Sunday 22 April 2018

Within four years, 20pc of all tax will go on interest bill

Michael Brennan Political Correspondent

TAXPAYERS will have to pay €5bn this year to service the national debt -- which is set to rise to €112bn next year.

Almost all of this sum (€4.4bn) will go to pay interest on the debt, with the remainder for other debt servicing costs.

Within four years, one euro in every five raised in tax (20pc of the total) will go towards paying interest on our national debt -- compared with 14pc of tax revenues at present.

But that does not even include the cost of the National Asset Management Agency (NAMA) -- which is being kept off the State's balance sheet.

It comes as new figures showed Ireland officially recorded the biggest government deficit in the EU last year.

At the Public Accounts committee the huge rise in the national debt was described as "extraordinary" by TDs.

It was just €35.9bn in 2006, but has since increased to €37.6bn in 2007, €50bn in 2008, €76bn in 2009, €94bn this year and €112bn next year. The interest bill on this has also skyrocketed -- from €1.5bn in 2008 to €4.4bn this year and €5.7bn next year. Next year's bill will exceed the €3bn the Government plans to impose in spending cuts in the next budget.


The National Treasury Management Agency (NTMA), which borrows money on behalf of the State, said the main reason for the rise was the need to borrow for day to day spending.

However, the national debt has risen by another €4bn due to the funds put in by the State into Anglo Irish Bank -- and will rise further as the nationalised bank requires at least €18bn in in the years ahead.

Taoiseach Brian Cowen had previously denied the €4bn pumped into Anglo last year would be counted as part of the national debt -- yet the EU's Eurostat agency ruled yesterday that it had to be.Fine Gael TD Padraic McCormack said the figures on the State's spiralling national debt were startling. "Would you say borrowing has gone out of control?" he asked.
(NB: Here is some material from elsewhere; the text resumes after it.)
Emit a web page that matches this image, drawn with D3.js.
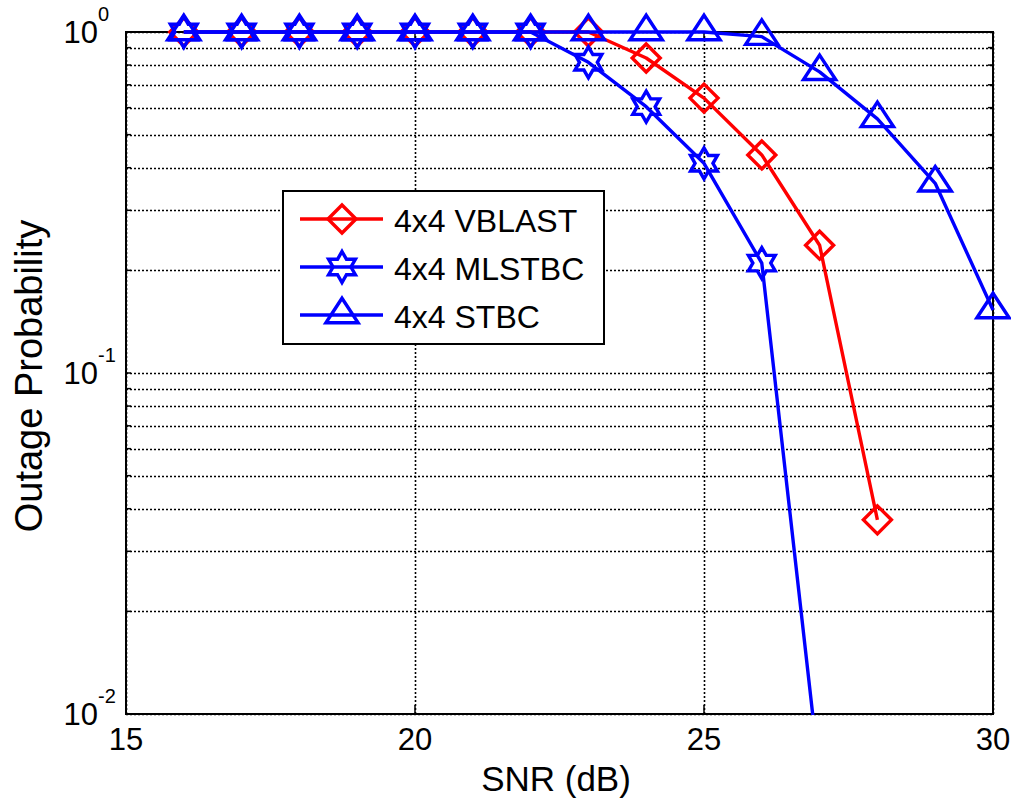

NTMA chief executive John Corrigan said that was a matter for Finance Minister Brian Lenihan. But he said the difference between the cost of borrowing (known as the spread) which had been 2.8pc over the German rate last year had now dropped to 1.58pc -- which meant the State saved around €340m in interest payments last year.

"There's been a dramatic improvement in the spread," he said.